Так же бережно несли Куприянова. Остальные шли сами.

- Эка вы намолотили их. Поди, штук до тысячи валяется, - говорил боец. - Да и мы им дали жару. Теперь побегут до самого Берлина…

Вначале нас разместили в ближайшем домике, а потом перевезли в госпиталь. Нас всего десять. Пятеро - Кузьма Шпак, Николай Щербаков, Иван Удод, Алексей Куприянов и я - находились в тяжелом состоянии. Михаил Хакимов, Ефим Павлов, Иван Дементьев, Кирилл Бочкович и Никита Гребенюк хотя и ранены, но считались «ходячими».

Одиннадцатый Юрий Лисицын.

Где остальные? Что с ними?..

Пришел к нам командир батальона майор Кота-нов. Он рассказывал о своих боевых друзьях, о том, что всех нас представили к званию Героя Советского Союза…

Погибших десантников хоронили на высоком берегу Ингула. Проводить героев в последний путь пришли жители только что освобожденного города и воины Советской Армии.

Я был .прикован к койке, не мог видеть эту печальную картину. Миша Хакимов ходил туда. Вернувшись, он сидел у моего изголовья и долго рассказывал. Мы все собрались вместе, вспоминали. Каждому хотелось сказать что-то хорошее об Ольшанском, Головлеве, Волошко, Корде, Чумаченко, о своих боевых друзьях.

Потом мы жестоко мстили врагу за них…

Шестьдесят семь pic_15.png
Шестьдесят семь pic_16.png

«БАРРИКАДЫ»

Батальон морской пехоты вместе с войсками 3-го Украинского фронта участвовал в освобождении Румынии и Болгарии. Особенно жаркий бой пришлось выдержать у селения Жебрияны близ города Вилкова. Здесь погибли наши боевые друзья Кирилл Бочкович и Иван Дементьев. Мы стояли, склонив головы у братской могилы, и слушали речь майора Котанова.

- Дорогие моряки! Друзья! Вы прошли большой и трудный путь войны. Вы молоды и красивы, сильны и мужественны. Вы будете вечно жить в сердцах нашего народа. Герои бессмертны!..

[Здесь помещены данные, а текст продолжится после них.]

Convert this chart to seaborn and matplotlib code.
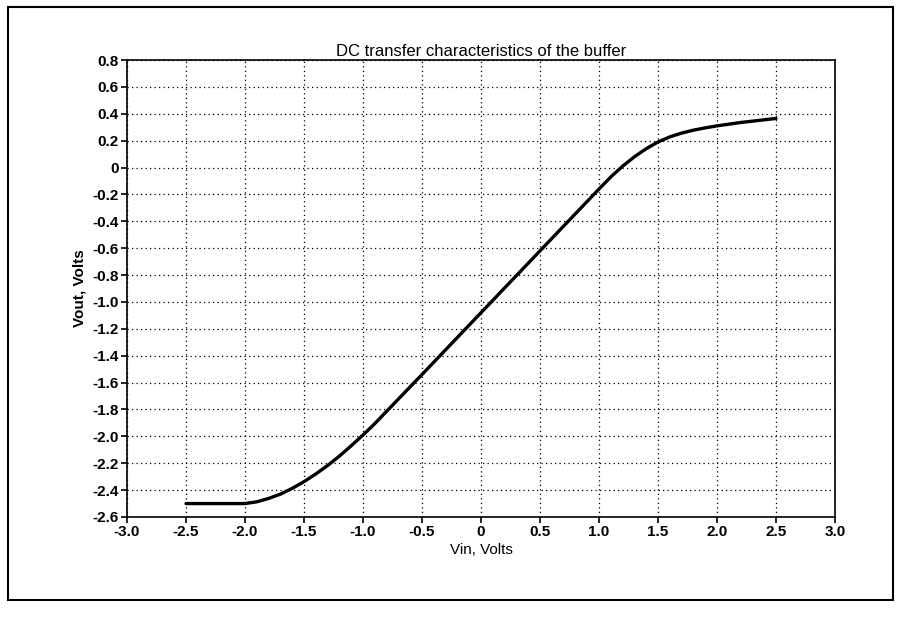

И снова в бой. Мы высаживались с кораблей в Констанце, Варне, Сулине. Помню солнечный гостеприимный Бургас. Здесь гитлеровские войска оказали нам незначительное сопротивление. Мы не имели в своих рядах ни убитых, ни раненых. Но зато, когда возвращались на отдых, жители города встретили нас… «баррикадами». Дорога и улицы, ведущие в порт, оказались перекрыты… столами, на которых стояли вина всех сортов и различные закуски. Военный порядок в батальоне нарушился. Федор Евгеньевич Котанов разыскал организатора этой встречи. Едва Кота-нов подошел к одному из столов, как мужчины и женщины подхватили его на руки и стали качать. Встав на ноги, майор обратился к хозяевам:

- Мы от души благодарим вас за теплую встречу, но люди мы военные и пить нам не полагается.

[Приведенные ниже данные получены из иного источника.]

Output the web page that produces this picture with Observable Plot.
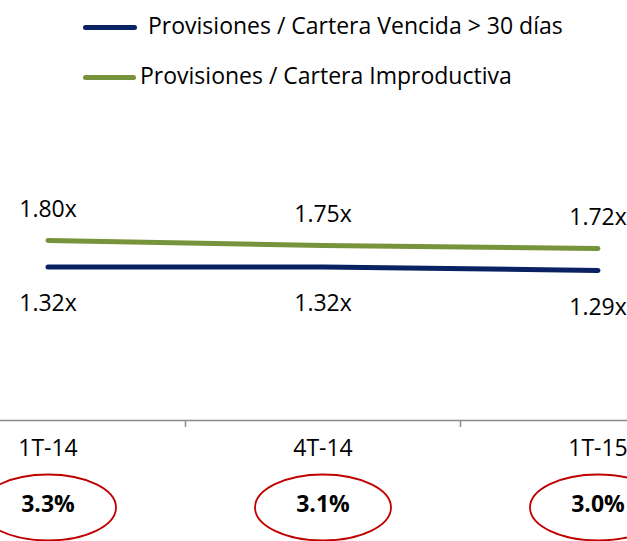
<!DOCTYPE html>
<html><head><meta charset="utf-8">
<script src="https://cdn.jsdelivr.net/npm/d3@7"></script>
<script src="https://cdn.jsdelivr.net/npm/@observablehq/plot@0.6"></script>
<style>
html,body{margin:0;padding:0;background:#fff;overflow:hidden;}
body{width:627px;height:541px;font-family:"Open Sans",sans-serif;}
#legend{position:relative;height:100px;}
.sw{position:absolute;height:5px;border-radius:3px;}
.lt{position:absolute;font-size:23px;color:#000;line-height:1;white-space:nowrap;transform:translateY(-50%);}
</style></head><body>
<div id="legend"></div>
<div id="chart"></div>
<script>
const categories = ["1T-14", "4T-14", "1T-15"];
const seriesNames = ["Provisiones / Cartera Vencida > 30 días", "Provisiones / Cartera Improductiva"];
const vencida = [1.32, 1.32, 1.29];
const improductiva = [1.80, 1.75, 1.72];
const carteraPct = [3.3, 3.1, 3.0];
const colors = ["#0A2263", "#77933C"];

// legend
const legend = document.getElementById("legend");
const legendPos = [{sx: 83, sw: 54, y: 27, tx: 148}, {sx: 83, sw: 53, y: 77, tx: 140}];
seriesNames.forEach((name, k) => {
  const p = legendPos[k];
  const s = document.createElement("div");
  s.className = "sw";
  s.style.cssText = `left:${p.sx}px;width:${p.sw}px;top:${p.y - 2.5}px;background:${colors[k]}`;
  legend.appendChild(s);
  const t = document.createElement("div");
  t.className = "lt";
  t.style.cssText = `left:${p.tx}px;top:${p.y - 2}px`;
  t.textContent = name;
  legend.appendChild(t);
});

// secondary axis (Vencida) mapped onto primary axis units
const y2 = d3.scaleLinear([0, 2.2], [0, 2.56]);
const rows = categories.map((c, i) => ({i, cat: c, ven: vencida[i], imp: improductiva[i], pct: carteraPct[i]}));

const ellipse = {
  draw(ctx, size) {
    const rx = Math.sqrt(size / Math.PI), ry = rx * 33 / 68, k = 0.5523;
    ctx.moveTo(rx, 0);
    ctx.bezierCurveTo(rx, k * ry, k * rx, ry, 0, ry);
    ctx.bezierCurveTo(-k * rx, ry, -rx, k * ry, -rx, 0);
    ctx.bezierCurveTo(-rx, -k * ry, -k * rx, -ry, 0, -ry);
    ctx.bezierCurveTo(k * rx, -ry, rx, -k * ry, rx, 0);
    ctx.closePath();
  }
};

const chart = Plot.plot({
  width: 627, height: 441,
  marginLeft: 0, marginRight: 0, marginTop: 60, marginBottom: 121,
  x: {type: "linear", domain: [-0.5, 2.5], range: [-90, 735], axis: null},
  y: {domain: [0, 2.6], axis: null},
  style: {fontFamily: "'Open Sans', sans-serif", color: "#000", background: "transparent", overflow: "visible"},
  marks: [
    Plot.ruleY([0], {stroke: "#8c8c8c", strokeWidth: 1.5}),
    Plot.ruleX([0.5, 1.5], {y1: 0, y2: -0.07, stroke: "#8c8c8c", strokeWidth: 1.5}),
    Plot.line(rows, {x: "i", y: "imp", stroke: colors[1], strokeWidth: 5, strokeLinecap: "round"}),
    Plot.line(rows, {x: "i", y: d => y2(d.ven), stroke: colors[0], strokeWidth: 5, strokeLinecap: "round"}),
    Plot.text(rows, {x: "i", y: "imp", text: d => d.imp.toFixed(2) + "x", dy: -31, fontSize: 23, fill: "#000"}),
    Plot.text(rows, {x: "i", y: d => y2(d.ven), text: d => d.ven.toFixed(2) + "x", dy: 37, fontSize: 23, fill: "#000"}),
    Plot.text(rows, {x: "i", text: "cat", frameAnchor: "bottom", dy: 35, fontSize: 23, fill: "#000"}),
    Plot.dot(rows, {x: "i", frameAnchor: "bottom", dy: 87, r: 68, symbol: ellipse, stroke: "#C00000", strokeWidth: 1.8, fill: "none"}),
    Plot.text(rows, {x: "i", text: d => d.pct.toFixed(1) + "%", frameAnchor: "bottom", dy: 91, fontSize: 23, fontWeight: "bold", fill: "#000"})
  ]
});
document.getElementById("chart").appendChild(chart);
</script>
</body></html>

Но не тут-то было. Болгары взяли нас в такое «окружение», из которого выйти не удалось.

- Братик, сюда!

- За победу! За дорогих русских освободителей!

Сколько каждому из нас досталось поцелуев - трудно сосчитать.

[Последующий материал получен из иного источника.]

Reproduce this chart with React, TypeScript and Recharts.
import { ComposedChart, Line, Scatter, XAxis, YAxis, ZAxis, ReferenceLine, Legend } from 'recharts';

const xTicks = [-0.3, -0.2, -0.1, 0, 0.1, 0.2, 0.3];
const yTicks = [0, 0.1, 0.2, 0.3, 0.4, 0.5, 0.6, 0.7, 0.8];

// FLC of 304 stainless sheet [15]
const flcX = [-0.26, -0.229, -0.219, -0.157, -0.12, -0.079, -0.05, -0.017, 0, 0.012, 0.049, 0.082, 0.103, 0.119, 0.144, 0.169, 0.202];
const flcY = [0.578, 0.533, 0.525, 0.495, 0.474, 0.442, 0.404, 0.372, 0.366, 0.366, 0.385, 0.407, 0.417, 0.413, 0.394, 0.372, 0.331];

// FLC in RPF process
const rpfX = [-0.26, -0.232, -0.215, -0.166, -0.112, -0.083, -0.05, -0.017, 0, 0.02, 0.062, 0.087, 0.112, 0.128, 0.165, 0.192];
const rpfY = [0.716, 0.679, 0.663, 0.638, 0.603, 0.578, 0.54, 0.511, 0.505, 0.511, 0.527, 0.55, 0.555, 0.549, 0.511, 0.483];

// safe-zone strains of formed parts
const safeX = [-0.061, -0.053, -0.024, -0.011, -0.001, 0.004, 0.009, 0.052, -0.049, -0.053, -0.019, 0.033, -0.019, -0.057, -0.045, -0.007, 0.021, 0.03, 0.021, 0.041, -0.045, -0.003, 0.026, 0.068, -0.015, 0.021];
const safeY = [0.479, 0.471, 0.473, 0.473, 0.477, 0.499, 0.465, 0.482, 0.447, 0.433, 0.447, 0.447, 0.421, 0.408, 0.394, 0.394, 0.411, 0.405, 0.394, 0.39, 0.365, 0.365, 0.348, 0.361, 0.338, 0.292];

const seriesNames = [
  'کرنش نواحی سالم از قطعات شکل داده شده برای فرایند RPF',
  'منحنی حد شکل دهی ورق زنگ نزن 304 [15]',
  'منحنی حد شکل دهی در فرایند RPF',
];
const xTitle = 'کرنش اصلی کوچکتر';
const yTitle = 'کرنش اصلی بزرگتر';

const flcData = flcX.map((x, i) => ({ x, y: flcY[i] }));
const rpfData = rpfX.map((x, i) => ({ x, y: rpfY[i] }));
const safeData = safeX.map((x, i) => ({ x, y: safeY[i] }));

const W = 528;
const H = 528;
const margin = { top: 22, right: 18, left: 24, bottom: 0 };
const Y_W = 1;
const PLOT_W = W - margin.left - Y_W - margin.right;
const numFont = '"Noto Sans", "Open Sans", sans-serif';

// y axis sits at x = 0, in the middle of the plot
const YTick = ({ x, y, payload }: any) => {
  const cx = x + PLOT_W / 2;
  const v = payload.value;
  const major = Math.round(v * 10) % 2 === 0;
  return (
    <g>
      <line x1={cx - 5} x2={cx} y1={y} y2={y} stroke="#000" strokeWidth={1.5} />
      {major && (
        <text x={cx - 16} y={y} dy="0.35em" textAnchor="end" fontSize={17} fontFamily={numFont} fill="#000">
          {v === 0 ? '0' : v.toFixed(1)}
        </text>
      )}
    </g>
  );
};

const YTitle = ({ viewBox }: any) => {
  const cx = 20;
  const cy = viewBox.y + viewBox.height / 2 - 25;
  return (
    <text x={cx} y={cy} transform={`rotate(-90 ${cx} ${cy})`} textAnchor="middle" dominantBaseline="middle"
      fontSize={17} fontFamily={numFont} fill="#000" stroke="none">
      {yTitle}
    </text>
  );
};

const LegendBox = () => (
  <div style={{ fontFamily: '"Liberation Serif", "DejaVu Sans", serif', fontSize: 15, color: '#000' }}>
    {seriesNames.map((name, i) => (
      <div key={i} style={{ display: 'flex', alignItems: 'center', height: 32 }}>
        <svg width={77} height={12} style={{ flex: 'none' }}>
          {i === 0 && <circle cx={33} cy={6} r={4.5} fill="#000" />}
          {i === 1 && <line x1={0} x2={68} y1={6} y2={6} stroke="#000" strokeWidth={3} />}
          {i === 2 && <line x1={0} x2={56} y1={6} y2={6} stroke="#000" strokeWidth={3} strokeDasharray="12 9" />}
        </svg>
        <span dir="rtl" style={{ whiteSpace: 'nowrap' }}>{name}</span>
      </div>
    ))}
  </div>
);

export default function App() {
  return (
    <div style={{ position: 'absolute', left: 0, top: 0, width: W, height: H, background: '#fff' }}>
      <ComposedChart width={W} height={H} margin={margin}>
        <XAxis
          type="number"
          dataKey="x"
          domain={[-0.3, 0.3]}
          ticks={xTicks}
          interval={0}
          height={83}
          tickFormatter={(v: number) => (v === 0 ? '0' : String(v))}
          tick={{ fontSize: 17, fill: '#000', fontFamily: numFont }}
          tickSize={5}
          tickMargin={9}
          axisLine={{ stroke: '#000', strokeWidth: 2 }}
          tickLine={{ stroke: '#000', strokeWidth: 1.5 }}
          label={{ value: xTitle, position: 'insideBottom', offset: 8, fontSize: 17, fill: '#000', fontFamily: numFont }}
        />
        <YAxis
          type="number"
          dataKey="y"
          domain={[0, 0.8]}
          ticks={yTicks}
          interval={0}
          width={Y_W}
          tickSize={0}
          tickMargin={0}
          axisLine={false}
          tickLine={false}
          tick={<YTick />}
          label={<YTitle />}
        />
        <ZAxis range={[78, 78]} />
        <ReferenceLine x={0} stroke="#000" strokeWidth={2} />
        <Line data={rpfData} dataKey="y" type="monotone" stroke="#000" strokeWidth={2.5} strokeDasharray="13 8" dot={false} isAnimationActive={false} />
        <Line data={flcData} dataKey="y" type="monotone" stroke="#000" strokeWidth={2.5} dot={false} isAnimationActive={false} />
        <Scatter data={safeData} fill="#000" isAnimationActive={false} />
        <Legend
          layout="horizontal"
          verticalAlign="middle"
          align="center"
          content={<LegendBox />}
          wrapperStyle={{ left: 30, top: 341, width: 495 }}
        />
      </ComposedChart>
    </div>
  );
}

Зря Федор Евгеньевич Котанов тревожился: моряки оказались на высоте. Несмотря на обилие вин, никто из нас лишнего не выпил. Мы дорожили честью советского воина-освободителя.

В Бургасе стояли около полутора месяцев, окруженные искренними, добрыми, гостеприимными жителями. Нас называли братьями. Стоило советскому воину появиться в кафе, как его тянули за все столики. На улицах, в кинотеатре - словом, всюду нам оказывали внимание, проявляли о нас заботу. И когда был получен приказ о перебазировании батальона в Констанцу, откровенно говоря, никому из нас не хотелось расставаться с нашими дорогими хозяевами. Прощаясь, они говорили нам:

- Братья! Дружба на века!..

В Констанце мы провели зиму, весну и отпраздновали День Победы. Здесь расстался я с моим дорогим другом Мишей Хакимовым. Он получил краткосрочный отпуск домой, в Баку.

- До свидания, Коля! -Миша крепко обнял меня.

- До скорой встречи, дружище! Возвращайся.

Без Миши я сильно скучал, чувствовал себя одиноким и с нетерпением ждал его. Но так и не дождался. В июле 1945 года боевые корабли Черноморского флота увезли нас в Севастополь, и не успел я как следует осмотреть руины героического города, как тоже уехал в отпуск.